---------- AVAILABLE DATA ----------

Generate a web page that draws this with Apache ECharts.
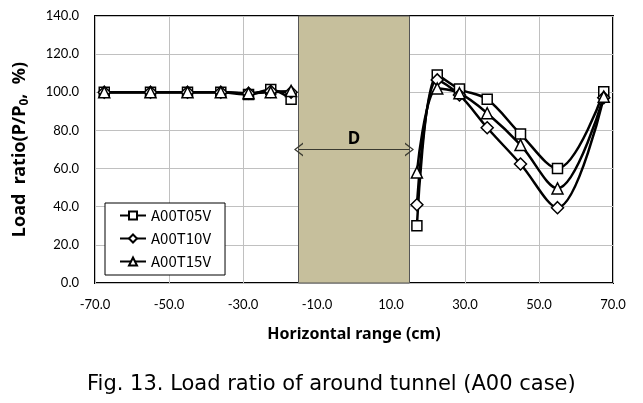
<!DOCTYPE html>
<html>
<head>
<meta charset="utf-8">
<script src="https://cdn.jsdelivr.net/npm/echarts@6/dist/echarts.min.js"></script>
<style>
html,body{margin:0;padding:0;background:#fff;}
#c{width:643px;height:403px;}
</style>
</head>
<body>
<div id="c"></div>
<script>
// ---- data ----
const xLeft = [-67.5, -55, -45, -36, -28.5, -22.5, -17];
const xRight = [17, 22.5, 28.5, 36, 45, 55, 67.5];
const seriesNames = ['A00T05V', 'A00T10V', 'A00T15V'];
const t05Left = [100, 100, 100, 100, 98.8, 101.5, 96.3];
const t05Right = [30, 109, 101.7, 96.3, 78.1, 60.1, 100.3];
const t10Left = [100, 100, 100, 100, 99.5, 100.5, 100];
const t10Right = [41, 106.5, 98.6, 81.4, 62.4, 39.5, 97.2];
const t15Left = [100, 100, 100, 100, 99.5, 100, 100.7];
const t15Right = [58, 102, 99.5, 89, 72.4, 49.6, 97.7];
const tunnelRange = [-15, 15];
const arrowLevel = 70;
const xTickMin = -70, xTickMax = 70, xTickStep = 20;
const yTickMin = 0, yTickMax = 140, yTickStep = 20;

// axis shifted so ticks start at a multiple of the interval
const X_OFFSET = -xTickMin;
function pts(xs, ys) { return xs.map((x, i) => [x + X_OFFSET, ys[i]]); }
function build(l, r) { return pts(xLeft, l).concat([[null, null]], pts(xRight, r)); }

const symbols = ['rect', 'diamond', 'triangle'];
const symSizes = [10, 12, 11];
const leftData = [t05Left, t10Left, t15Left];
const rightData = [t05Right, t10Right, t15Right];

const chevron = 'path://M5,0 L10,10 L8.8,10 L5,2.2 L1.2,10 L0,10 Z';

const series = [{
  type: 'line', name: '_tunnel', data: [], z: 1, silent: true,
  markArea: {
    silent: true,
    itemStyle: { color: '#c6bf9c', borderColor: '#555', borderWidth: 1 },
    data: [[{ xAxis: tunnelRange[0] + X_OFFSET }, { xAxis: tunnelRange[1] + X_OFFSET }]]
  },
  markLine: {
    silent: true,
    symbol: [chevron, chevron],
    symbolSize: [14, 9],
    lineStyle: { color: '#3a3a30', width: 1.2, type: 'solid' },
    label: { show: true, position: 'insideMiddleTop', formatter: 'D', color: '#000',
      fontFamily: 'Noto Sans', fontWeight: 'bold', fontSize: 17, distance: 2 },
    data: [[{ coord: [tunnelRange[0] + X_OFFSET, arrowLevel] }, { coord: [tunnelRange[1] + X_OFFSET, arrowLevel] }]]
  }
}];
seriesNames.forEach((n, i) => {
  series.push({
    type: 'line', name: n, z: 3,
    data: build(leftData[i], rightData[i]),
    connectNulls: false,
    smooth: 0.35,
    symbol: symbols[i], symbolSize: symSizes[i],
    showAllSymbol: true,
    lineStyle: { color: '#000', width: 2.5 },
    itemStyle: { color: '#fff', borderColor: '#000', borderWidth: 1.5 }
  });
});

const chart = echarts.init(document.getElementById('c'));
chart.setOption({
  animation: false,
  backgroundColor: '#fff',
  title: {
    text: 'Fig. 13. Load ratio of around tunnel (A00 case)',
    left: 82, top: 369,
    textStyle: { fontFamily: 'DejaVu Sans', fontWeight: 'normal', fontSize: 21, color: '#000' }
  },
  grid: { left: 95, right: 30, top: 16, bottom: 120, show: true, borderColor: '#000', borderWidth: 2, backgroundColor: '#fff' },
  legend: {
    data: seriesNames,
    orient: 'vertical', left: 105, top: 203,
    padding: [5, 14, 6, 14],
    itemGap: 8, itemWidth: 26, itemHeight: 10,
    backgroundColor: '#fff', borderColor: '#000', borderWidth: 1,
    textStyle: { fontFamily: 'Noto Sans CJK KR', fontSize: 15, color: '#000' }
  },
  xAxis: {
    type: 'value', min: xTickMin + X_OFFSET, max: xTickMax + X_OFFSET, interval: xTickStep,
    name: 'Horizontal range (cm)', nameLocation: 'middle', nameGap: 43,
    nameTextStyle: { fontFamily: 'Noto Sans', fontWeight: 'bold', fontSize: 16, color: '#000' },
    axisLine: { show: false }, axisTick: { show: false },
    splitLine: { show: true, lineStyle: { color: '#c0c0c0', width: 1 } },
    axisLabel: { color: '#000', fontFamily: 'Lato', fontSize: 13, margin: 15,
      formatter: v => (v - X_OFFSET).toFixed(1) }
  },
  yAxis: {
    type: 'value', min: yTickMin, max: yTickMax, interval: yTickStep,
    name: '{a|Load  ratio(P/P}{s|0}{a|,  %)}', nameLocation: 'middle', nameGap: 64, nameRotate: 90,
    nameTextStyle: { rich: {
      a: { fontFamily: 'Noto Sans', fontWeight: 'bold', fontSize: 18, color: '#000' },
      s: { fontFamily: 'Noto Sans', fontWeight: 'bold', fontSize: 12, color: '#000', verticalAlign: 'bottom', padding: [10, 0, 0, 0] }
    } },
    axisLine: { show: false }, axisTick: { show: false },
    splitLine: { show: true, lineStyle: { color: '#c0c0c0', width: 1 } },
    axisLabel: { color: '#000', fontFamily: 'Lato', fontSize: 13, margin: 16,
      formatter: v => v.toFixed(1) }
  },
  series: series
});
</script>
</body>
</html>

----------

Please extract exactly the lines of the data, from the first through the line containing "const chevron = 'path://M5,0", and add no pictures to the copy.

Generate a web page that draws this with Apache ECharts.
<!DOCTYPE html>
<html>
<head>
<meta charset="utf-8">
<script src="https://cdn.jsdelivr.net/npm/echarts@6/dist/echarts.min.js"></script>
<style>
html,body{margin:0;padding:0;background:#fff;}
#c{width:643px;height:403px;}
</style>
</head>
<body>
<div id="c"></div>
<script>
// ---- data ----
const xLeft = [-67.5, -55, -45, -36, -28.5, -22.5, -17];
const xRight = [17, 22.5, 28.5, 36, 45, 55, 67.5];
const seriesNames = ['A00T05V', 'A00T10V', 'A00T15V'];
const t05Left = [100, 100, 100, 100, 98.8, 101.5, 96.3];
const t05Right = [30, 109, 101.7, 96.3, 78.1, 60.1, 100.3];
const t10Left = [100, 100, 100, 100, 99.5, 100.5, 100];
const t10Right = [41, 106.5, 98.6, 81.4, 62.4, 39.5, 97.2];
const t15Left = [100, 100, 100, 100, 99.5, 100, 100.7];
const t15Right = [58, 102, 99.5, 89, 72.4, 49.6, 97.7];
const tunnelRange = [-15, 15];
const arrowLevel = 70;
const xTickMin = -70, xTickMax = 70, xTickStep = 20;
const yTickMin = 0, yTickMax = 140, yTickStep = 20;

// axis shifted so ticks start at a multiple of the interval
const X_OFFSET = -xTickMin;
function pts(xs, ys) { return xs.map((x, i) => [x + X_OFFSET, ys[i]]); }
function build(l, r) { return pts(xLeft, l).concat([[null, null]], pts(xRight, r)); }

const symbols = ['rect', 'diamond', 'triangle'];
const symSizes = [10, 12, 11];
const leftData = [t05Left, t10Left, t15Left];
const rightData = [t05Right, t10Right, t15Right];

const chevron = 'path://M5,0 L10,10 L8.8,10 L5,2.2 L1.2,10 L0,10 Z';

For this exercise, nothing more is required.